Top Ten Worst Movies

Tuesday, March 8 by Alan Rankin

Modern Hollywood makes some world-class stinkeroos, but few films can compare to the top ten worst movies of all time. Most of these films have defined the “so bad it’s good” genre by playing for laughs to modern audiences. Last year’s summer blockbuster will be forgotten by next Christmas, but a truly bad movie is immortal.

  1. “Plan 9 from Outer Space.” Grave robbers from the stars pilot their dinner-plate spacecraft to a poorly lit cemetery and bad-movie history. The inspired awfulness of this film helped earn Edward D. Wood, Jr. the title “worst director of all time.” A lifetime of cheerfully sub-par entertainment gave Wood a posthumou legion of fans and a made for a decent film itself, Tim Burton’s 1994 biopic “Ed Wood.”

  2. “The Terror of Tiny Town.” Like “Plan 9,” this 1938 film set an early standard that future bad films would be measured against. Its awfulness can be summed in one sentence: it is history’s only all-midget musical Western. An able cast does its best with the material, but the results are just sad.

  3. “Reefer Madness.” Hapless small-town teens Jimmy and Mary experiment with marijuana, and are drawn inexorably into crime, madness and murder. The ludicrous scare tactics of the plot combine flawlessly with amateurish production values and tacked-on exploitation elements to make this the perfect bad-movie classic.

  4. “Glen or Glenda.” Ed Wood himself starred in this drama, a sincere if inept appeal for tolerance of cross-dressing directors with a taste for cashmere. An ordinary movie-of-the-week plot takes a right turn into the bizarre with the help of Wood’s friend Bela Lugosi. At irregular intervals throughout the story, Lugosi appears in Dracula drag to cry “Bevare!” and summon phony lightning bolts, for no apparent reason.

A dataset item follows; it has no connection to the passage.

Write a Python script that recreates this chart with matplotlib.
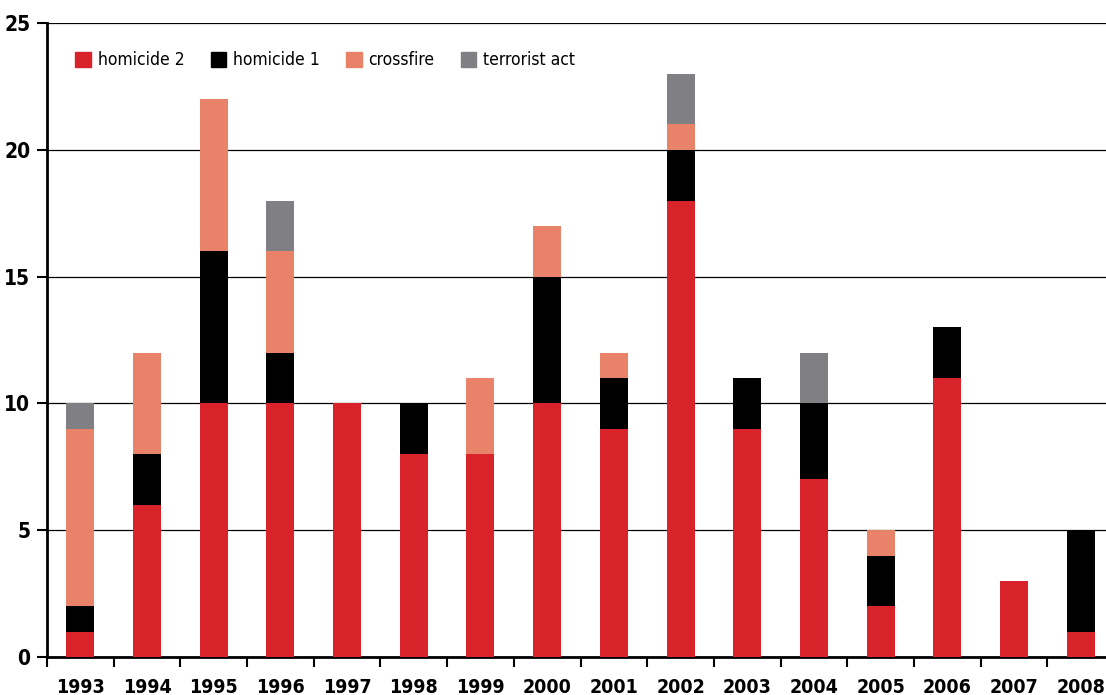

  5. “The Giant Gila Monster.” No worst-movie list would be complete without at least one giant monster smashing cardboard cities and devouring screaming extras. Especially when the giant monster is played by a normal-sized lizard with painfully obvious photo trickery. This 1959 reptilian classic has been honored by modern showings on “Offbeat Cinema” and “Mystery Science Theater 3000.”

  6. “Pink Flamingos.” For his 1972 film, legendary director John Waters deliberately made the worst movie he could manage. Drag queen Divine leads a cast of Baltimore locals in a competition to commit the most disgusting, depraved acts ever captured on film. It’s a movie that all fans of bad cinema should see once – but only once.

  7. “The Day the Clown Cried.” Even the worst movies eventually get released, at least in video or the foreign markets, but not this one. Jerry Lewis’s ill-advised 1972 Auschwitz drama might be one of the worst films ever made, if the material available on the web is any indication – the film was so bad, it has never seen the light of day. Jerry may be a genius, as some proclaim, but even he admitted it was a mistake to cast himself in the tragic title role.

  8. “The Room.” In the tradition of Ed Wood, director Tommy Wiseau wrote, produced, and starred in this 2003 drama despite a lack of available talent – his own or anyone else’s. The film quickly gained a cult following because of its across-the-board awfulness, a fact that suited Wiseau just fine. He now claims that was his idea all along, although co-stars claim he was trying to make a serious drama.

  9. “The Lost Skeleton of Cadavra.” Honorable mention must go to this 2004 film, a tribute to the best in bad cinema. Most of the great bad movies are happy accidents, but director Larry Blamire used cheesy special effects, bad acting and horrible dialogue to deliberately create a trash classic. The enjoyable result has become a new favorite for lovers of bad movies everywhere.

  10. “Manos, the Hands of Fate.” Like many films on this list, this one found new life thanks to heavy, hilarious ridicule by the “Mystery Science Theater” crew. Hapless tourists encounter demon-worshippers in the deserts of El Paso, conveniently close to where director Harold P. Warren found all his cast and crew. This film is proof that even with a lack of budget, resources and talent, you can still find fame: many consider this the worst film ever made.